Using a secure hash or KDF solves all these issues. Something-something-input gives 128-bits of pretty-much-perfectly-random output (or rather, random-looking). Or, any other amount of bits that you want. You do not waste entropy, you need not worry whether you picked the "good" bits, and you do not risk having possibly exploitable, obvious patterns that come from the ECC's calculations (which are not perfectly "random looking"). Of course, entropy will not "magically" be added if you stretch, but the point is, an external observer cannot tell where it is. The KDF or hash does not need to be slow (and most of the time should not be).

The reason why you use a slow hash or KDF on passwords or any other user input is that anything that comes from a human has embarrassingly poor entropy, and is subject to being brute-forced with the aid of a dictionary (plus obvious permutations). Modern computers can literally do hundreds of millions of simple hashes per second, so that's a problem if your password database gets stolen. The attacker may not break the complete database, but getting a few users' passwords is a matter of a fraction of a second if no deliberately slow function is used. The longer it takes a prospective attacker, the better. More work needed to break a password means you have more of a time window to react and inform users in case of a breach.

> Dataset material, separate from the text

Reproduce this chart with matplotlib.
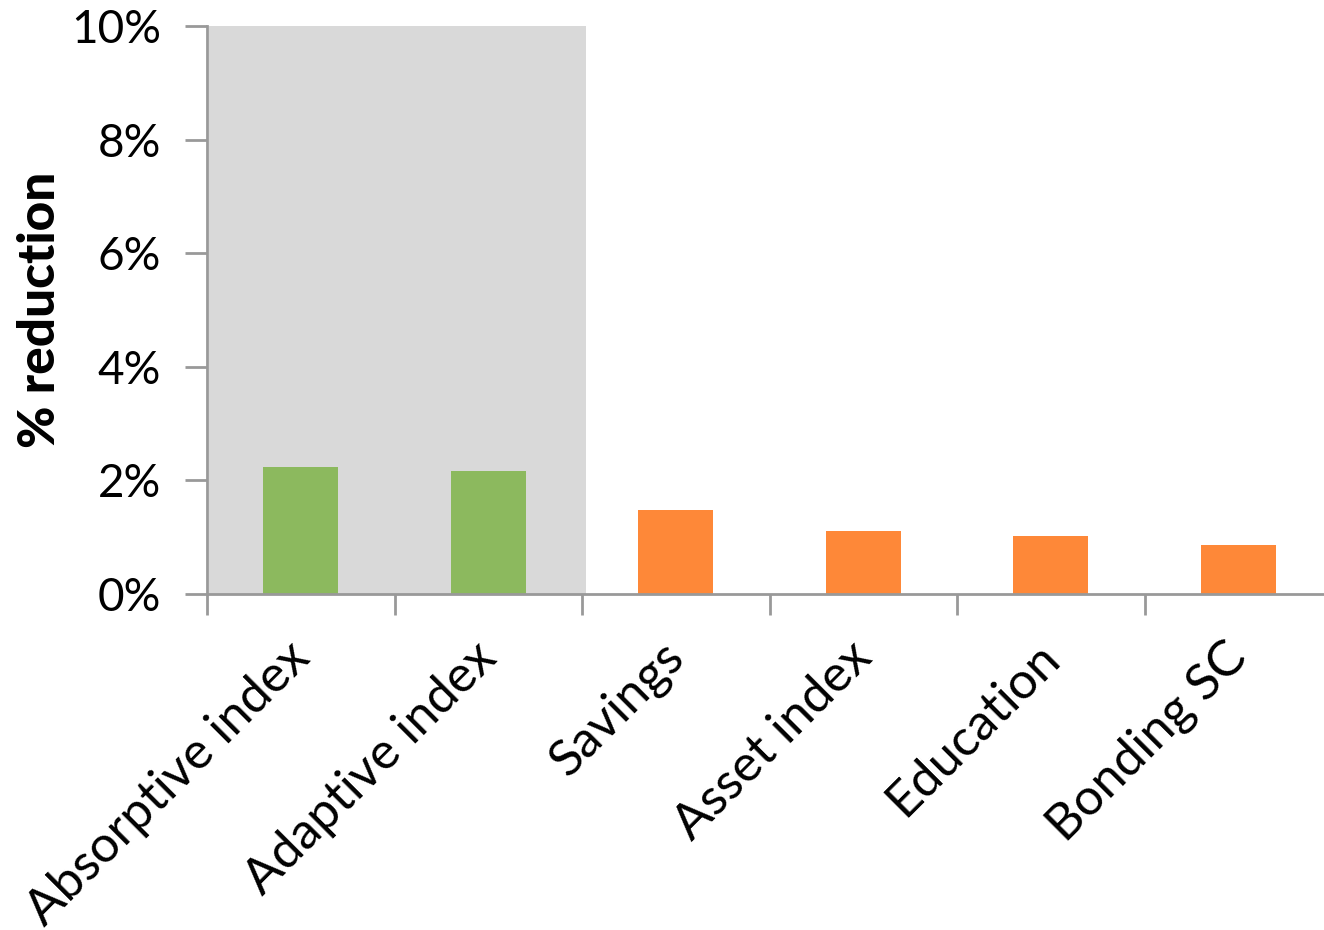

The same goes for e.g. access to your encrypted disk or your Keepass file. If an attacker can try 100-200 million passwords per second, you may as well not encrypt at all, it doesn't matter how much care you put into choosing a good password.
If an attacker can try 3-4 passwords per second because that's just how long it takes to run the KDF, your password is basically "unbreakable" because it takes forever to find a match at that rate.

Certainly, this also makes it more expensive for you to unlock your volume. However, you only do it once, an attacker must do it many times.